London: Up to 50,000 “excess” deaths were recorded at hospitals during the last Labour government.
As ministers prepare to respond Tuesday to the report into the Mid Staffordshire scandal, figures suggest the number of fatalities was “abnormally high” at 15 further health trusts.
The research - by Sir Brian Jarman of Imperial College, London - covers 2001 to 2010. Half of the hospital trusts he identifies were finally put into special measures this year - prompting accusations that neglect was not tackled despite a series of investigations.
Professor Jarman said: “I warned the Department of Health on multiple occasions about high hospital adjusted death rates; and witnesses have testified under oath there was huge government pressure, because the government hated the idea that a regulator would criticise it.
“In fact, I was so concerned that I wrote to [Labour health secretary] Andy Burnham personally in March 2010 warning him about high death rates at five of the 11 hospitals now in special measures.
“The Department of Health seems to have been, until recently, a denial machine regarding our death rate data.
“It seemed to me as if there was a constant battle with the department producing documents that purported to wish to listen to patients and clinicians but were more spin than reality.
“I felt that there was a culture within the Department of Health which did not want bad news.”
Between all hospital trusts, the professor’s figures show there were 49,500 “excess deaths” - above what could be expected on national survival rates.
This does not mean all these deaths were avoidable but the research illustrates major variations between trusts.
The Francis Inquiry into the scandal at Mid Staffordshire heard hundreds of patients died there from 2005 to 2009 as a culture of neglect, poor management and cost-cutting took hold.
The latest data suggests 16 trusts, including Mid Staffordshire, had “higher than expected” death rates in six or more of the past ten years.
They include Basildon and Thurrock University Hospitals, Burton Hospitals, Medway NHS Trust, George Eliot Hospitals, Tameside Hospitals, North Lincolnshire and Goole Hospitals, East Lancashire Hospital and Colchester - which were all put into special measures this year.

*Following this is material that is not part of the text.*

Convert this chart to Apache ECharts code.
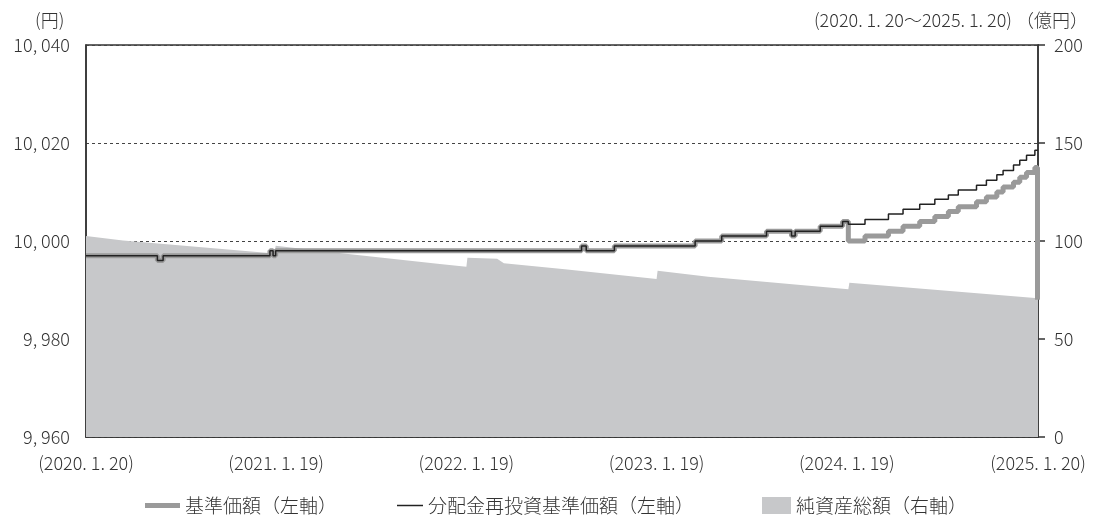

Blackpool and Dudley hospitals, which are on the list, were reviewed but not put into special measures.
Labour officials insist the deaths were not all unnecessary, or contributed to by inadequate care.
A party spokesman said Mr Burnham passed Sir Brian’s letter in March 2010 to the regulator, the Care Quality Commission immediately.
He added: “As the expert reports clearly state, these claims are misleading - hospital mortality fell in the last decade. It is regrettable that Brian Jarman is repeating them.”
But Tory MP Steve Barclay said: “It is deeply concerning that Labour ministers gave clearly false reassurance to patients and families that Mid Staffs was an isolated case.
“They now need to come clean and explain whether this was simply for political reasons - to present the NHS in a positive light - or because they had failed to check the clinical evidence available to them.
“The consequence of this failure to intervene is that a further 16 hospitals had abnormally high death rates for the ten years between 2000 and 2010, during which time many patients received poor care which could have been prevented.”
Sarah Wollaston, a Tory MP and practising GP, said: “One of the best ways of moving forward is to make sure the worst performing hospitals are behaving in the same way as the best hospitals, not just in terms of clinicians but also systems such as measures to prevent higher weekend deaths. It’s also about patients’ experience.
“The NHS has to look seriously at variation because otherwise people do die unnecessarily.”
Sir Brian said it was not clear whether or not hospital deaths rates had fallen under the Coalition because some hospitals had changed their coding system to record fatalities.
The Francis inquiry was told many Mid Staffs patients were left lying in their own urine and excrement for days, forced to drink water from vases or given the wrong medication.
It made a total of 290 sweeping recommendations for healthcare regulators, providers and the Government.